Sont-ce les personnes les plus instables qui finissent ainsi?
Pourquoi constate-ton que les réalistes y sont sujets?
Comment se fait-il que jamais un religieux n’y va? Simple obéissance à injonction divine? Ou déplacement constant de ses idéaux vers un tout nouvel objet à la suite de chaque désillusion?
Pour l’appréhender, il faut réfléchir à ce qui nous anime, nous autres êtres vivants et indépendants.
Nous sommes tous bi-pôles -à défaut d’être bipolaires, quoique- entendons que nous sommes tous animés de pulsions antagonistes mais harmonieuses, connectées, connexes même : des pulsions de vie, des pulsions de mort ou en un langage plus technique, des pulsions érotiques et des pulsions thanatiques, des pulsions de plaisir et des pulsions de destruction, le désir et la répulsion, le laisser-aller et l’empire.
De la pulsion sexuelle à la plus élémentaire, celle de se remplir, nous nous délectons par satiété du goût et nous achevons avec dégoût.
Parfois en un même instant, la pomme est croquée, ainsi appréciée et pourtant dévorée, décapitée, éliminée à jamais.
Comprenez que tant que nos pulsions sont unifiées, nous fonctionnons, nous communiquons, nous échangeons, nous interagissons avec nous-mêmes et surtout avec les autres!
Imaginez à présent celui dont tous les espoirs ont été balayés, qui ne peut plus trouver satisfaction, se nourrir, prendre plaisir du monde extérieur devenu supplice!

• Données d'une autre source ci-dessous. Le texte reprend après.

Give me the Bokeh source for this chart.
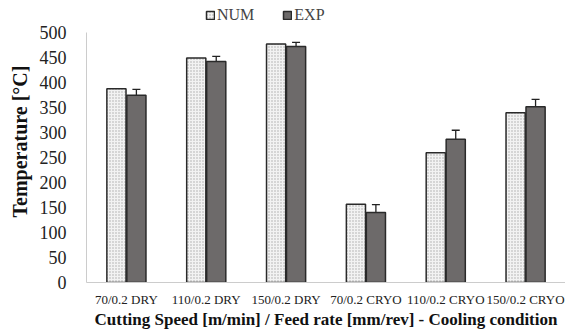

Le repli sur soi est impérieux et à défaut de mieux il va bien lui falloir trouver une source de ravissement, de jouissance dans l’anéantissement, son corollaire ou a minima élément concordant par nature, justement à défaut qu’il ne soit sujet à la psychopathie au sens strict de son état, en dépit de l’usure.
C’est ainsi que dans son monde intérieur, il n’est d’autres options que d’élaborer du meilleur et puisque personne ne nous attend plus ailleurs, la planification d’une auto-élimination devient jouissive, une organisation suspensive de tant de tourments, de blessures, suites d’incompréhensions, d’iniquités provenant de l’extérieur… Le passage à l’acte n’est alors qu’un aboutissement…
Vous avez deviné que le religieux ne s’y verra jamais confronté faute de réalité, d’altérité. Sa vie est un déplacement du symbolisme divin aussi loin que son imagination puisse l’y inviter et quand cette dernière se met à pécher, les vaticinations que son référent lui conteront y pourvoiront.
Il est désagréable pour moi de conclure que plus on est foncièrement humain, compatissant et incertain, un mal irrémédiable, plus on est sujet à l’irréparable…
A ces messagers de la vie, qui l’ont abandonnée.
Toi qui aime, autorise-toi, ne renonce jamais, à rien ni personne, pour rien ni personne!